A new website, www.chcyouth.org intended to help connect children and youth between five and 20 years old in the Chapel Hill and Carrboro communities with nonprofit organizations serving youth launched on May 1. The website is part of the Chapel Hill-Carrboro Youth Services Initiative, an effort supported by a group of local philanthropic organizations and individuals invested in the well-being of Chapel Hill and Carrboro children and youth.

The initiative’s focus is to ensure that all young people in Chapel Hill and Carrboro have access to programs and activities that would contribute to their growth and development into happy and productive citizens. This website is intended to serve as a resource for all community members – the youth and those working with youth-seeking opportunities and services that will help the youngest members of the Chapel Hill and Carrboro communities reach their greatest potential. If you are aware of an organization that should be included in this initiative or have questions or comments, please contact me at mthimmel@ncgrantmakers.org .

Tracey G. Himmel

Chapel Hill-Carrboro Youth Services Initiative

Cruel retribution

I think everyone living here in the Southern Part of Heaven is beyond words by now.

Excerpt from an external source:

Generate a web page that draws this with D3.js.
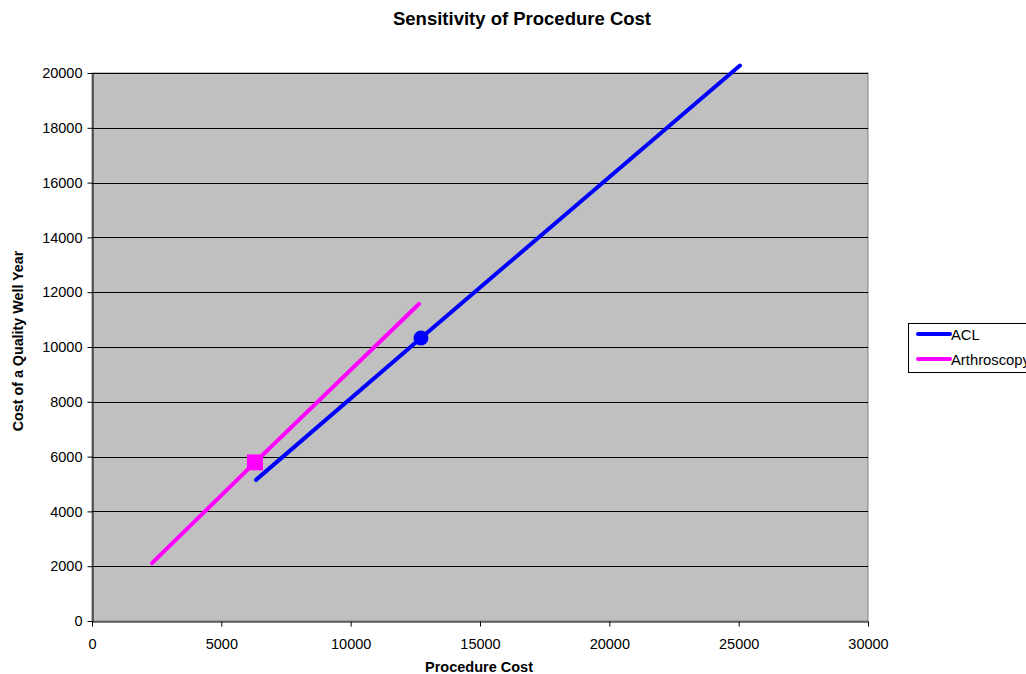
<!DOCTYPE html>
<html><head><meta charset="utf-8">
<script src="https://cdn.jsdelivr.net/npm/d3@7"></script>
<style>body{margin:0;background:#fff;} text{font-family:"Liberation Sans",Arial,sans-serif;}</style>
</head><body>
<svg id="c" width="1026" height="674"></svg>
<script>
const aclX = [6340, 12718, 25050];
const aclY = [5150, 10330, 20270];
const arthX = [2320, 6300, 12640];
const arthY = [2110, 5790, 11570];
const xTicks = [0, 5000, 10000, 15000, 20000, 25000, 30000];
const yTicks = [0, 2000, 4000, 6000, 8000, 10000, 12000, 14000, 16000, 18000, 20000];
const seriesNames = ["ACL", "Arthroscopy"];
const colors = ["#0000FF", "#FF00FF"];

const svg = d3.select("#c");
const L = 92, R = 868, T = 73, B = 621;
const x = d3.scaleLinear().domain([0, 30000]).range([L, R]);
const y = d3.scaleLinear().domain([0, 20000]).range([B, T]);

svg.append("rect").attr("x", L).attr("y", T).attr("width", R - L).attr("height", B - T)
  .attr("fill", "#C0C0C0").attr("stroke", "#808080").attr("stroke-width", 1);

// gridlines
svg.append("g").selectAll("line").data(yTicks.filter(d => d > 0)).join("line")
  .attr("x1", L).attr("x2", R).attr("y1", d => Math.round(y(d)) + 0.5).attr("y2", d => Math.round(y(d)) + 0.5)
  .attr("stroke", "#000").attr("stroke-width", 1);

// axes
const xa = svg.append("g").attr("transform", `translate(0,${B + 0.5})`)
  .call(d3.axisBottom(x).tickValues(xTicks).tickSize(5).tickSizeOuter(0).tickFormat(d3.format("d")));
const ya = svg.append("g").attr("transform", `translate(${L + 0.5},0)`)
  .call(d3.axisLeft(y).tickValues(yTicks).tickSize(5).tickSizeOuter(0).tickFormat(d3.format("d")));
[xa, ya].forEach(a => {
  a.selectAll("path.domain").attr("stroke", "#000");
  a.selectAll(".tick line").attr("stroke", "#000");
  a.selectAll("text").attr("font-size", 14.5).attr("fill", "#000").style("font-family", "Liberation Sans, Arial, sans-serif");
});
xa.selectAll("text").attr("dy", null).attr("y", 27);
ya.selectAll("text").attr("x", -10);

// lines
const data = [aclX.map((v, i) => [v, aclY[i]]), arthX.map((v, i) => [v, arthY[i]])];
const line = d3.line().x(d => x(d[0])).y(d => y(d[1]));
data.forEach((s, i) => {
  svg.append("path").attr("d", line(s)).attr("fill", "none").attr("stroke", colors[i])
    .attr("stroke-width", 4).attr("stroke-linecap", "round").attr("stroke-linejoin", "round");
});
// markers at base case
svg.append("circle").attr("cx", x(aclX[1])).attr("cy", y(aclY[1])).attr("r", 7.5).attr("fill", colors[0]);
svg.append("rect").attr("x", x(arthX[1]) - 8).attr("y", y(arthY[1]) - 8).attr("width", 16).attr("height", 16).attr("fill", colors[1]);

// titles
svg.append("text").attr("x", 522).attr("y", 25).attr("text-anchor", "middle").attr("font-size", 18.5).attr("font-weight", "bold").text("Sensitivity of Procedure Cost");
svg.append("text").attr("x", 479).attr("y", 672).attr("text-anchor", "middle").attr("font-size", 14.5).attr("font-weight", "bold").text("Procedure Cost");
svg.append("text").attr("transform", `translate(23,${(T + B) / 2 - 6}) rotate(-90)`).attr("text-anchor", "middle").attr("font-size", 14.3).attr("font-weight", "bold").text("Cost of a Quality Well Year");

// legend
const lg = svg.append("g");
lg.append("rect").attr("x", 908.5).attr("y", 323.5).attr("width", 130).attr("height", 49).attr("fill", "#fff").attr("stroke", "#000");
seriesNames.forEach((n, i) => {
  const yy = 334 + i * 25;
  lg.append("line").attr("x1", 918).attr("x2", 950).attr("y1", yy).attr("y2", yy).attr("stroke", colors[i]).attr("stroke-width", 4).attr("stroke-linecap", "round");
  lg.append("text").attr("x", 951).attr("y", yy + 6).attr("font-size", 14.8).text(n);
});
</script>
</body></html>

As this trial progresses and more testimony is heard, the general feeling I hear is that this continuing soap opera belongs on the “Jersey Shore” or Peyton Place or anywhere else but here in NC.

The star witnesses for the prosecution seem as dubious and as of questionable character as the defendant. I probably would have more sympathy or respect for the Youngs if their motives for exposing the “Bunny Money” trail were pure or even slightly above board. Sadly I think they were driven by greed, power and the age-old need to cover their own (expletive).

At one time I supported John Edwards for president, and I find not many people will admit to that now. While it is not clear in my mind as to his guilt of any felony crime for the vast sums of money that went through his hands, I think the time has come to cease attacking this man and let him move on with his life.

Yes his actions were atrocious, but he and his family have suffered enough. The continuing attack on any man or woman is no longer justice – it reeks of cruel retribution.

We all will need to live with our choices and actions through our lives. I think John Edwards’ greatest task now will be finding a way to forgive himself. And I honestly hope he can.

William Derey

Carrboro

Two bad outcomes

The prospect of war with Iran is frightening. So is the prospect of a nuclear armed Iran.

That’s why I was so encouraged that the United States was among the world powers taking part in diplomatic talks with Iran on April 13 and 14.

Diplomacy is single most effective way to avert those two bad outcomes.